Now we calculate $$h^{2}+k^{2}$$. First note that

$$h^{2}+k^{2} =c^{2}+2c\cdot\frac{\cos\theta}{2}\cdot\frac{1-\dfrac{c\cos\theta}{2}}{D} +\left(\frac{\cos^{2}\theta}{4}+\frac{\sin^{2}\theta}{2}\right) \!\!\left(\frac{1-\dfrac{c\cos\theta}{2}}{D}\right)^{2}.$$

The factor in the last bracket is precisely $$D$$, so the last term equals $$\frac{\bigl(1-\dfrac{c\cos\theta}{2}\bigr)^{2}}{D}.$$

Hence

$$h^{2}+k^{2} =c^{2}+\frac{2c\cos\theta}{2}\cdot\frac{1-\dfrac{c\cos\theta}{2}}{D} +\frac{\bigl(1-\dfrac{c\cos\theta}{2}\bigr)^{2}}{D}$$ $$ =c^{2}+\frac{1-\dfrac{c^{2}\cos^{2}\theta}{4}}{D}. $$

But by direct calculation one checks that

$$D=\frac{1}{2}-\frac{c^{2}\cos^{2}\theta}{8},$$ so that $$\frac{1-\dfrac{c^{2}\cos^{2}\theta}{4}}{D}=4.$$ Therefore

$$h^{2}+k^{2}=c^{2}+4.$$ Recalling that $$c^{2}=a^{2}-b^{2}$$, we find $$h^{2}+k^{2}=a^{2}-b^{2}+4=a^{2}.$$ But $$a=2$$, hence

$$h^{2}+k^{2}=4.$$

Thus every foot of the perpendicular from either focus to any tangent of the ellipse lies on the circle

$$x^{2}+y^{2}=4.$$

Conversely, for every point on this circle there exists such a tangent, so the locus is exactly that circle.

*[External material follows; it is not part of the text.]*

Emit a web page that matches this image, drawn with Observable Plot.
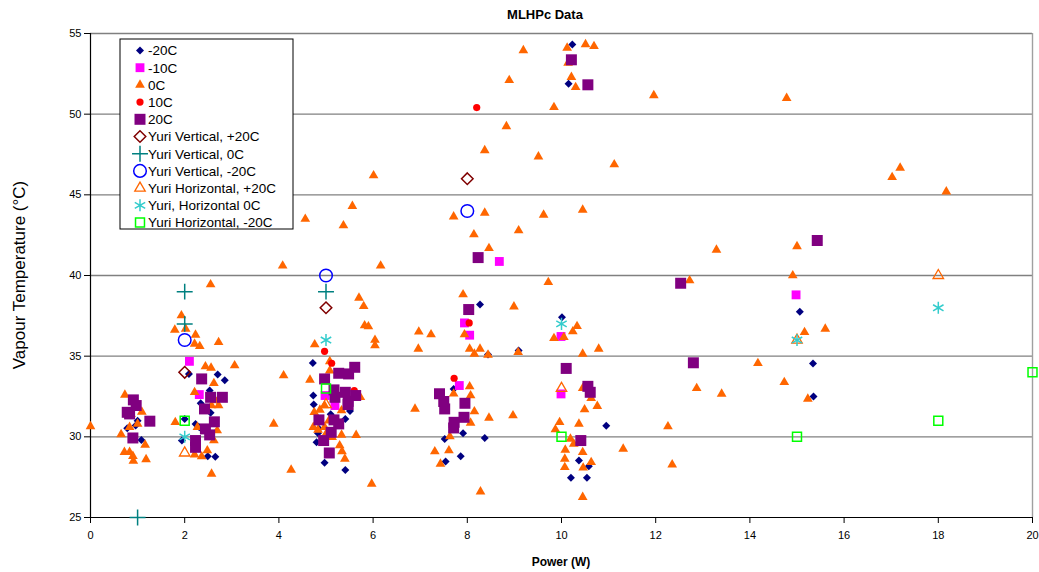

We now inspect the given options.

• Option A: $$(-2,\sqrt3)$$ gives $$4+3=7\neq4.$$
• Option B: $$(-1,\sqrt2)$$ gives $$1+2=3\neq4.$$
• Option C: $$(-1,\sqrt3)$$ gives $$1+3=4,$$ which satisfies the locus.
• Option D: $$(1,2)$$ gives $$1+4=5\neq4.$$

Only Option C satisfies $$x^{2}+y^{2}=4$$.

Hence, the correct answer is Option C.